The standards system of the ILO moves into the informal economy for the first time
On Thursday 16 June, a historic set of international standards aimed at improving the working conditions of tens of millions of domestic workers worldwide was adopted at the 100th annual Conference of the International Labour Organization (ILO).
The government, worker and employer delegates at the 100th annual Conference of the ILO decided to bring an estimated 53 to 100 million domestic workers worldwide under the protection of labour standards.
“We are moving the standards system of the ILO into the informal economy for the first time, and this is a breakthrough of great significance”, said Juan Somavia, ILO Director-General. “History is being made.”

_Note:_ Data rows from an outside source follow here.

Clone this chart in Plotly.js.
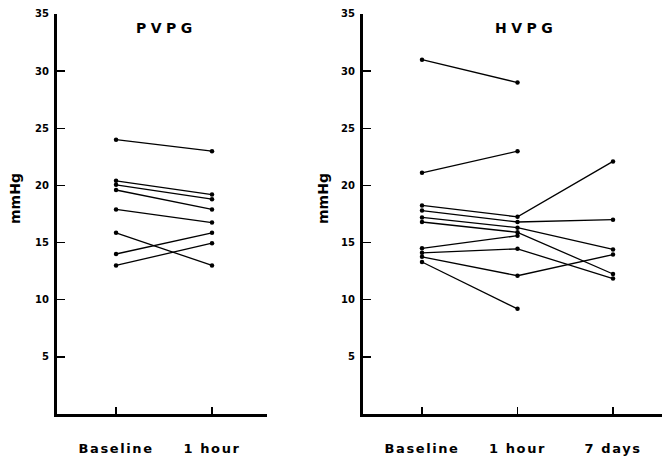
<!DOCTYPE html>
<html>
<head>
<meta charset="utf-8">
<script src="https://cdn.plot.ly/plotly-3.0.1.min.js"></script>
<style>html,body{margin:0;padding:0;background:#fff;}#chart{width:663px;height:456px;}</style>
</head>
<body>
<div id="chart"></div>
<script>
// ---- data ----
const pvpgTimes = ["Baseline", "1 hour"];
const pvpgBaseline = [24, 20.4, 20.05, 19.6, 17.9, 15.85, 14.0, 13.0];
const pvpgOneHour  = [23, 19.2, 18.8, 17.9, 16.75, 13.0, 15.85, 14.95];

const hvpgTimes = ["Baseline", "1 hour", "7 days"];
const hvpgBaseline = [31, 21.1, 18.25, 17.8, 17.2, 16.8, 14.5, 14.1, 13.75, 13.3];
const hvpgOneHour  = [29, 23, 17.25, 16.8, 16.3, 15.9, 15.6, 14.45, 12.1, 9.2];
const hvpgSevenDay = [null, null, 22.1, 17.0, 14.4, 12.25, null, 11.85, 13.95, null];

const yTicks = [5, 10, 15, 20, 25, 30, 35];
const yTitle = "mmHg";
const panelTitles = ["PVPG", "HVPG"];

// ---- traces ----
const traces = [];
const lineStyle = {color: "#000", width: 1.3};
const markerStyle = {color: "#000", size: 4.5};
pvpgBaseline.forEach((b, i) => {
  traces.push({type: "scatter", mode: "lines+markers", x: pvpgTimes, y: [b, pvpgOneHour[i]],
    xaxis: "x", yaxis: "y", line: lineStyle, marker: markerStyle, showlegend: false, hoverinfo: "y"});
});
hvpgBaseline.forEach((b, i) => {
  traces.push({type: "scatter", mode: "lines+markers", x: hvpgTimes, y: [b, hvpgOneHour[i], hvpgSevenDay[i]],
    xaxis: "x2", yaxis: "y2", line: lineStyle, marker: markerStyle, showlegend: false, hoverinfo: "y",
    connectgaps: false});
});

const sp = (t, ls) => '<span style="letter-spacing:' + ls + 'px">' + t + '</span>';
const tickFont = {family: "DejaVu Sans", size: 10, color: "#000", weight: "bold"};
const catFont = {family: "DejaVu Sans", size: 13, color: "#000", weight: "bold"};

const yAxisBase = {
  range: [0, 35], tickvals: yTicks, ticktext: yTicks.map(String), ticks: "inside", ticklen: 8, tickwidth: 1.5,
  tickcolor: "#000", showline: true, linecolor: "#000", linewidth: 3, showgrid: false, zeroline: false,
  tickfont: tickFont, ticklabelstandoff: 3, domain: [0.0921, 0.9693], fixedrange: true
};
const xAxisBase = {
  type: "category", ticks: "inside", ticklen: 7, tickwidth: 1.5, tickcolor: "#000",
  showline: true, linecolor: "#000", linewidth: 2.5, showgrid: false, zeroline: false,
  tickfont: catFont, ticklabelstandoff: 21, fixedrange: true
};

const layout = {
  width: 663, height: 456,
  margin: {l: 0, r: 0, t: 0, b: 0},
  paper_bgcolor: "#fff", plot_bgcolor: "#fff",
  showlegend: false,
  xaxis: Object.assign({}, xAxisBase, {domain: [0.0860, 0.4027], range: [-0.615, 1.573],
    tickvals: pvpgTimes, ticktext: pvpgTimes.map(t => sp(t, 1.6)), anchor: "y"}),
  yaxis: Object.assign({}, yAxisBase, {anchor: "x"}),
  xaxis2: Object.assign({}, xAxisBase, {domain: [0.5475, 0.9985], range: [-0.618, 2.513],
    tickvals: hvpgTimes, ticktext: hvpgTimes.map(t => sp(t, 1.6)), anchor: "y2"}),
  yaxis2: Object.assign({}, yAxisBase, {anchor: "x2"}),
  annotations: [
    {text: sp(panelTitles[0], 4.5), x: 0.2511, y: 0.9386, xref: "paper", yref: "paper", showarrow: false,
     xanchor: "center", yanchor: "middle", font: {family: "DejaVu Sans", size: 14, color: "#000", weight: "bold"}},
    {text: sp(panelTitles[1], 4.5), x: 0.7934, y: 0.9386, xref: "paper", yref: "paper", showarrow: false,
     xanchor: "center", yanchor: "middle", font: {family: "DejaVu Sans", size: 14, color: "#000", weight: "bold"}},
    {text: yTitle, x: 15 / 663, y: 0.5636, xref: "paper", yref: "paper", showarrow: false, textangle: -90,
     xanchor: "center", yanchor: "middle", font: {family: "DejaVu Sans", size: 14, color: "#000", weight: "bold"}},
    {text: yTitle, x: 323 / 663, y: 0.5636, xref: "paper", yref: "paper", showarrow: false, textangle: -90,
     xanchor: "center", yanchor: "middle", font: {family: "DejaVu Sans", size: 14, color: "#000", weight: "bold"}}
  ]
};

Plotly.newPlot("chart", traces, layout, {displayModeBar: false, staticPlot: true});
</script>
</body>
</html>
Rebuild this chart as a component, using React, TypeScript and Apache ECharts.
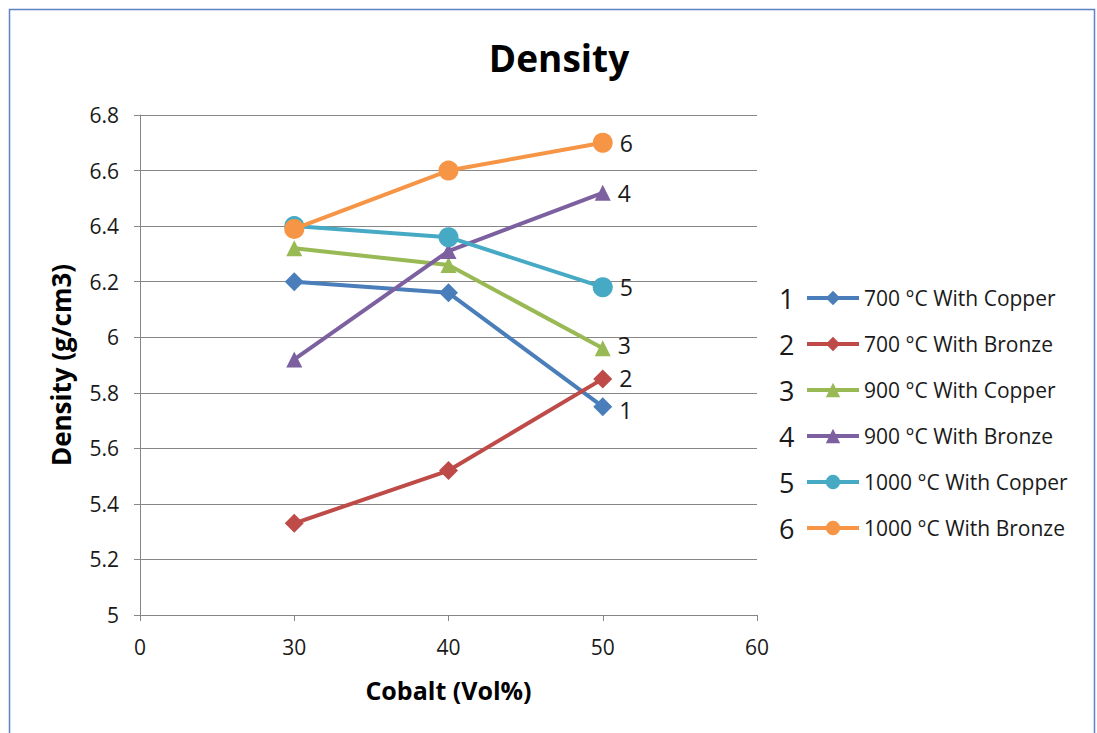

Conference delegates adopted the Convention on Domestic Workers (2011) and its accompanying Recommendation. The new ILO standards specify that domestic workers around the world who care for families and households must have the same basic labour rights as those of other workers: reasonable hours of work, weekly rest of at least 24 consecutive hours, a limit on in-kind payment, clear information on terms and conditions of employment, as well as respect for fundamental principles and rights at work, including freedom of association and the right to collective bargaining.
In accordance with ILO procedures, the new Convention will come into force after two countries have ratified it.
Michelle Bachelet, Executive Director of UN Women, in her address to the Conference Committee, said that the deficit of decent work among domestic workers “can no longer be tolerated”, adding that UN Women would support the process of ratification and application of the new ILO instruments.
This important theme will be dealt with at the next “Gender Academy”, a global event on gender, work and employment that will bring together experts and successful practitioners from 21 November to 2 December 2011 on the Turin Centre campus.